Quand je parle "d'autres choses", je veux parler simplement d'aller aux courses, à un rendez-vous - avec des connaissances, amis, famille, ou un entretien pour le travail, le chômage, ou autres -, devoir faire un long trajet, avoir un souper le soir, faire une balade, etc. Et j'ai beaucoup de mal avec les changements de programme, pire encore quand ils arrivent au dernier moment. J'ai aussi beaucoup de mal à cumuler plusieurs choses le même jour.

J'ai toujours eu besoin de beaucoup de temps pour me préparer psychologiquement à une organisation quelconque. Un simple souper chez des amis, une sortie au restaurant avec mon mari, une promenade du chien avec une amie, une visite à mon oncle, peu importe quoi, il me faut du temps. Le coup de tête est très difficile pour moi. C'est assez difficile et complexe à expliquer en fait. Je vais tenter de faire au plus clair.
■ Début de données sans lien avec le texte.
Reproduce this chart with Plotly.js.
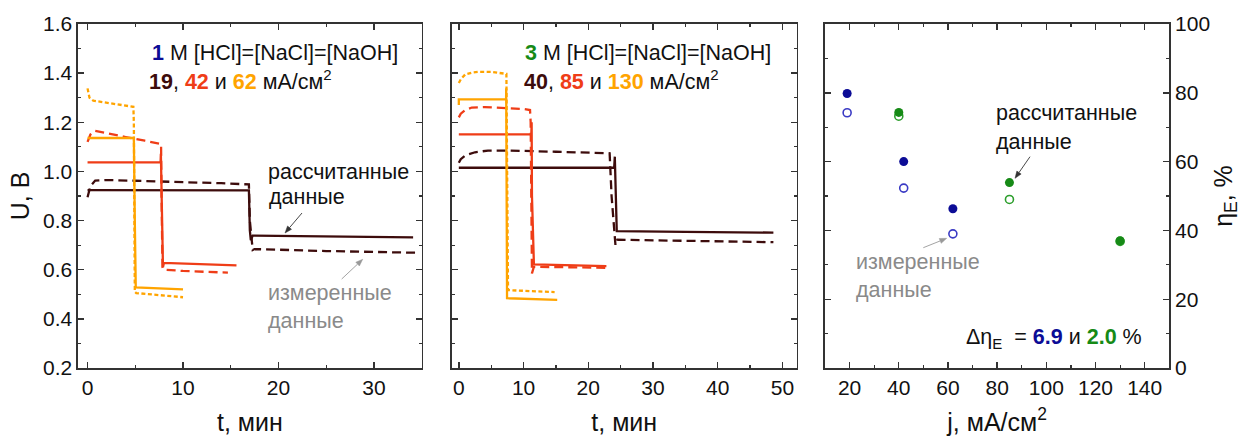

Quand on me propose quelque chose, aller boire un verre un de ces quatre, aller manger chez des amis, passer un après-midi quelque part ou autre, j'ai toujours tendance à répondre "oui" parce qu'au premier abord, aucune raison "valable" ne justifie le fait que je refuse (si ce n'est un "ça ne me dit rien..."). Ensuite, je regrette ma réponse, car, au-delà de ne pas avoir envie, cela me semble compliqué et ça me fatigue rien que d'y penser. Les échanges, le bruit, comment se tenir, quoi dire, quoi faire, le trajet, se préparer avant... Cela me semble d'avance insurmontable.
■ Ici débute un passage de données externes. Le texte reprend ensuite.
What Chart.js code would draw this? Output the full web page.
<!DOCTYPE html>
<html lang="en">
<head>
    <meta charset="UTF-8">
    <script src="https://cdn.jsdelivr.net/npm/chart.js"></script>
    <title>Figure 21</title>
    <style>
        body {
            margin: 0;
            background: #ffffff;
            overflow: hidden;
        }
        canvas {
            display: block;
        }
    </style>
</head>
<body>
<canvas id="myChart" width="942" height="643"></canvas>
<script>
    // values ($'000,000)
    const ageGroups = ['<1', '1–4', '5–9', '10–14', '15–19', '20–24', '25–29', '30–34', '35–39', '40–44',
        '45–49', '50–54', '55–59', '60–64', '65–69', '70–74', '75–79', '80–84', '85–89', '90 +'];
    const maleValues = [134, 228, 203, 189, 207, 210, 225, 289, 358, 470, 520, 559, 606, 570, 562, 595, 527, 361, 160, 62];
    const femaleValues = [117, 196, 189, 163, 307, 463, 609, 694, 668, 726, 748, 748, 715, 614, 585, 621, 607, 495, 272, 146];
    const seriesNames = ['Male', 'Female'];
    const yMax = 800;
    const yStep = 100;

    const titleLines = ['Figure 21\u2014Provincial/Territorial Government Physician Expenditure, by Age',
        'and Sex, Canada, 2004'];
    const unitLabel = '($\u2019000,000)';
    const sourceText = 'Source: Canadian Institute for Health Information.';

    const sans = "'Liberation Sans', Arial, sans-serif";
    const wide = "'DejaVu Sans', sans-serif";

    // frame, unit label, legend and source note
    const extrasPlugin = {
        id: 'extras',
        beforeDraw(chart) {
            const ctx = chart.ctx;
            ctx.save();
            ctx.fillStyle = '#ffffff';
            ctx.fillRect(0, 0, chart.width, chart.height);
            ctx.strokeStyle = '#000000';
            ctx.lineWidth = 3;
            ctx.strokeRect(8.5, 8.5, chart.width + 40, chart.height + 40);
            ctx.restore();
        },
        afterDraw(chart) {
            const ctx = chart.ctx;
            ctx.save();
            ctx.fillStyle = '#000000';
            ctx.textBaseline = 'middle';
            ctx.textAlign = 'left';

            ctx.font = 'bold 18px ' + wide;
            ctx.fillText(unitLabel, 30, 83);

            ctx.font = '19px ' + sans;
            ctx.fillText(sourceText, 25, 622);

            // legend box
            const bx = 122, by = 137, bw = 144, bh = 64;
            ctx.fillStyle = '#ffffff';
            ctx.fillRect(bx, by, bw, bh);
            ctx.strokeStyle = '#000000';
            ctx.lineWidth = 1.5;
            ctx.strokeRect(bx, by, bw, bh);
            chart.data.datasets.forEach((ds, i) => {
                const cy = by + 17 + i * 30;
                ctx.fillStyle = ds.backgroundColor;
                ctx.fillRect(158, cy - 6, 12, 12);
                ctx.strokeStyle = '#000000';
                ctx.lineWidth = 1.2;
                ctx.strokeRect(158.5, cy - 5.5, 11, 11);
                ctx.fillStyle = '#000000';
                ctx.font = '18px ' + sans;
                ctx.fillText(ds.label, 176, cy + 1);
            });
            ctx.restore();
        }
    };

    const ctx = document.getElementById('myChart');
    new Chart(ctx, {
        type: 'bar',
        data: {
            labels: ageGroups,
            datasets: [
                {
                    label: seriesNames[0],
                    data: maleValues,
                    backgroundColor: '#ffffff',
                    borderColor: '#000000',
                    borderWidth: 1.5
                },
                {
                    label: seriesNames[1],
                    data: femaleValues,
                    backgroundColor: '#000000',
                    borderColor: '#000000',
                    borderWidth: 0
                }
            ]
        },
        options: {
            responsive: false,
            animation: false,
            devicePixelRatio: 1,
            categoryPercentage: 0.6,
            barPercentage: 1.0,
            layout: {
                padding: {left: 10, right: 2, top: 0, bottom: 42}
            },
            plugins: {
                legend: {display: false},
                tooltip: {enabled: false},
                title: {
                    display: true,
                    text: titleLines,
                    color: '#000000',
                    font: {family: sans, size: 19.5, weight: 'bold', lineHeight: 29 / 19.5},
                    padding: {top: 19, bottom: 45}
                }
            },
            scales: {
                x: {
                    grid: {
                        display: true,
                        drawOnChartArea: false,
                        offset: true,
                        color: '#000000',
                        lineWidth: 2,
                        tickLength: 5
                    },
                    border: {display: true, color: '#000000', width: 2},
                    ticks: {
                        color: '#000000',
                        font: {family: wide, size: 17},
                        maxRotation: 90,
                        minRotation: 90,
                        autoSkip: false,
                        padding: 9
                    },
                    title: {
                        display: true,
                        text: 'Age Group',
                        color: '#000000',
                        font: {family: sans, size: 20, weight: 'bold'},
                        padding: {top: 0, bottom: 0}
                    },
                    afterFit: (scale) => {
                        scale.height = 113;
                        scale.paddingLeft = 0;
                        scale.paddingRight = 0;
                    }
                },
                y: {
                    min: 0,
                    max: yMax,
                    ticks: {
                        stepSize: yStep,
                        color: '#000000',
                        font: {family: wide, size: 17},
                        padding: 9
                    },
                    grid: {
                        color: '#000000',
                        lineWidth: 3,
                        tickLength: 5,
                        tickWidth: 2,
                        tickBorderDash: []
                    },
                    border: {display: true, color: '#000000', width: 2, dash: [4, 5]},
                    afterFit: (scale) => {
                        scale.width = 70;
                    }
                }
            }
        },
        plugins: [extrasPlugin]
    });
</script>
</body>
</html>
Il me faut du temps pour m'y préparer, il faut que j'arrive à me "préserver" jusque là pour pouvoir assurer, mais il arrive très souvent qu'arriver au jour J, je ne veuille plus du tout faire ce qui était prévu. J'annule quand je peux, mais je sais qu'en fonction de l'occasion, l'annulation au dernier moment n'est vraiment pas la chose à faire, ne serait-ce que par respect, donc souvent, je prends mon courage à deux mains, je me force, je dois avouer que généralement, je passe un bon moment (quand ce n'est pas une grande assemblée), bien qu'épuisant, mais parce que je sélectionne énormément le type de sorties/rencontres que je programme. Il est rare que je passe du temps avec des gens que je n'apprécie pas et qui sont trop différents de moi, et trop nombreux.

Au début de notre relation, avec mon mari, il côtoyait énormément d'amis, allait régulièrement à des fêtes où l'alcool coulait à flots. Mon mari - qui ne l'était pas encore à cette époque - pensait que j'appréciais ces soirées, car je tentais de feindre une sociabilité qui me coûtait énormément, mais chaque nouvelle soirée, c'était limite la crise, l'angoisse, je ne voulais pas, je crisais, je cherchais une manière de l'éviter, mon mari ne voulant pas y aller seul (et je devais avouer que cela m'arrangeait bien, car je ne voulais pas qu'il me laisse seule dans ce genre de moment).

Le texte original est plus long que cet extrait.